Last week in North Carolina, Buttigieg said that he had assumed the schools in his city were integrated, given a 1981 federal court consent decree over the issue. However, in subsequent decades, the district has failed to fulfill its promises.

“I have to confess that I was slow to realize ― I worked for years under the illusion that our schools in my city were integrated because they had to be because of a court order,” Buttigieg said at the event last week. 

In the days since, the candidate received heat for his naivete on the issue, although Indiana school districts operate independently of mayors’ offices. 

In recent decades, politicians have generally avoided discussing school segregation. But in the current Democratic primary, it’s been getting renewed attention. Sen. Bernie Sanders (I-Vt.) has promised to axe rules that ban federal funds for bussing and Sen. Elizabeth Warren (D-Mass.) has said she would encourage states to use federal funds to foster integration.

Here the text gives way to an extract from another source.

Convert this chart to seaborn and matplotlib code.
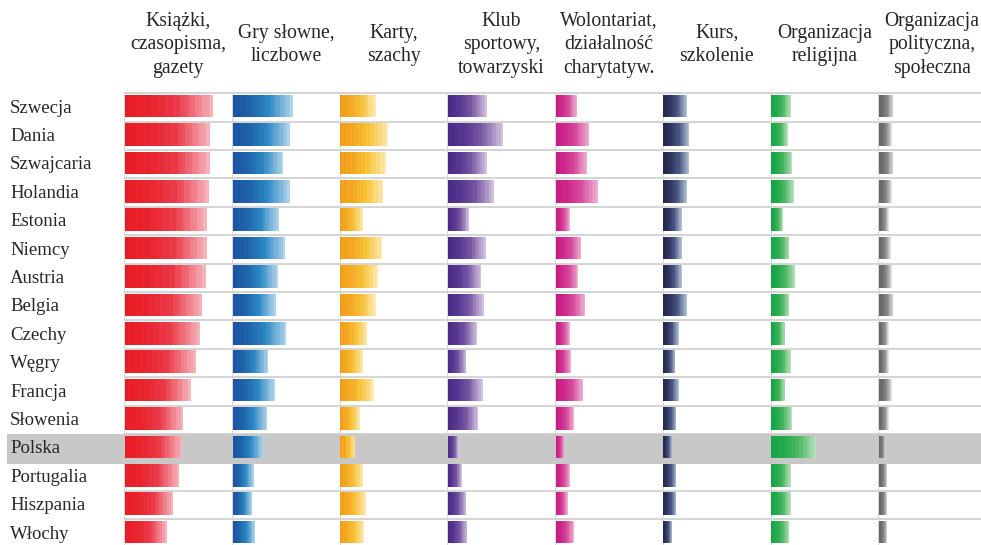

Their plans to address the issue head-on stand in contrast to former Vice President Joe Biden’s record of opposition to bussing, which he’s struggled to defend.

Like his rivals, Buttigieg is proposing major new investments in early childhood and K-12 education. Similar to Biden and Sanders, he says he wants to triple funding for schools that primarily serve low-income children, called Title I schools. (Warren says she would quadruple Title I funding.) 

Buttigieg also proposes major investments in early learning and, under his plan, no family would spend more than 7% of their income on early learning, with the lowest earners paying less. (The Department of Health and Human Services currently defines childcare as “affordable” if it is below that 7% threshold.) 

Like his Democratic rivals, Buttigieg’s plan also takes aim at charter schools, a type of public school that is privately operated. 

Buttigieg says he would ban for-profit charters ― about 15% of the sector ― and work to make sure that all charters are held to similar accountability and transparency standards as traditional public schools. He proposes that states be required to report on the performance of charter school authorizer groups, and take action against those which post subpar achievement levels. 

Warren, Sanders and Biden have all said they would take action against for-profit charters. Like Buttigieg, Warren and Sanders have also proposed stricter accountability standards for nonprofit charters, too. 

The issue is personal for Buttigieg: His husband, Chasten, is a teacher.

“I’ve seen up close the incredible challenges that educators across the country face—from late nights grading papers, to emptying their own bank accounts to pay for school supplies, to acting as counselors and social workers in addition to educators,” Buttigieg writes in the plan, which includes provisions that would eliminate the pay gap between educators who work in high- and low-income schools. 

“We need to honor teachers like soldiers, and pay them like doctors.”